The US and South Vietnamese were determined to keep the convoys moving and the Khmer Republic alive, while the PAVN was determined to stop them. The South Vietnamese also sought to prevent PAVN main force incursions and infiltration of supplies and men into South Vietnam and the PAVN sought to keep its lines of communication open through Cambodia and into South Vietnam.

The river town of Hồng Ngự, where the Hồng Ngự tributary flows into the Mekong River, became the focal point of the PAVN's attacks to clear impediments to infiltration and interdict the Mekong convoys
as they moored at the Republic of Vietnam Navy base at Tân Châu opposite Hồng Ngự before crossing into Cambodia.

==Battle==
In March the PAVN concentrated the 174th and 207th Regiments, 6th Division, the 272nd Regiment (detached from the 9th Division) and elements of the 75th Artillery Group in Base Area 704 in Prey Veng Province, Cambodia northwest of Hồng Ngự. With the 207th leading, supported by artillery, the PAVN attacked from Base Area 704 towards Hồng Ngự. Not only did they meet immediate heavy resistance, but their rear area was pounded by USAF B-52's and tactical bombers. While US forces had disengaged from Vietnam on 28 January 1973 in accordance with the terms of the Paris Peace Accords, US military operations in Cambodia and Laos would continue until 15 August 1973 and the USAF was heavily engaged in support of the FANK campaign to clear the banks of the Mekong from the Vietnam border to Phnom Penh. One B-52 strike on 23 April 1973 north of the border between the Mekong and the Hồng Ngự stream caught a large portion of the attacking force with survivors reported seeing impressed civilians carrying the bodies of more than 100 PAVN from the area.

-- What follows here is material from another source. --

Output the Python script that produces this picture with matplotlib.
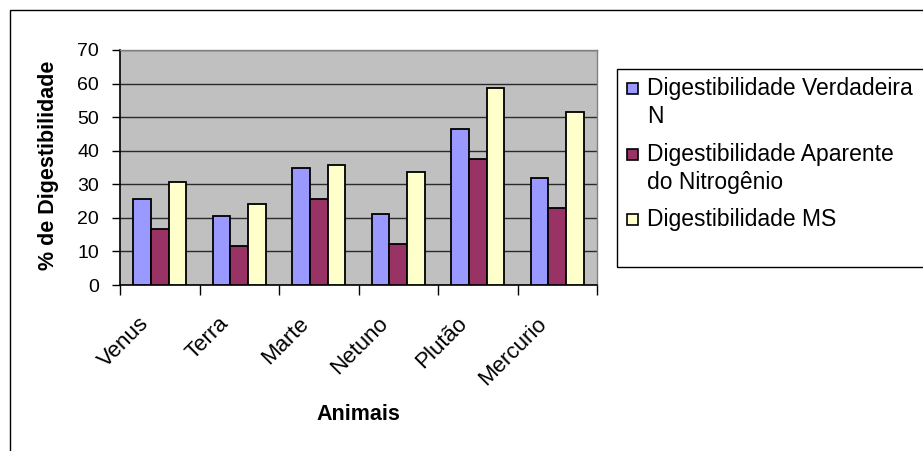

In mid-April the Army of the Republic of Vietnam (ARVN) 15th Infantry Regiment, 9th Division, together with the 2nd Armored Cavalry Squadron and a Regional Forces Group countererattacked. Although casualties were heavy, Republic of Vietnam Air Force and Navy support helped enable the ARVN troops to clear the east bank of the Mekong from Hồng Ngự to the Cambodian frontier. The attack inflicted heavy casualties on the PAVN and dealt a damaging blow to their morale. By the end of May, one battalion of the 207th Regiment had only 100 men.

==Aftermath==
By 4 May the fighting had reduced to intermittent small contacts and light shellings. 422 PAVN dead had been counted, while ARVN casualties were 94 killed and 36 missing. Civilian casualties in the action were by far the highest since the ceasefire, over 300, of which 80 were killed by PAVN artillery. Almost 300 houses were destroyed by PAVN fire. In the second week of April alone 123 122mm rockets hit Hồng Ngự.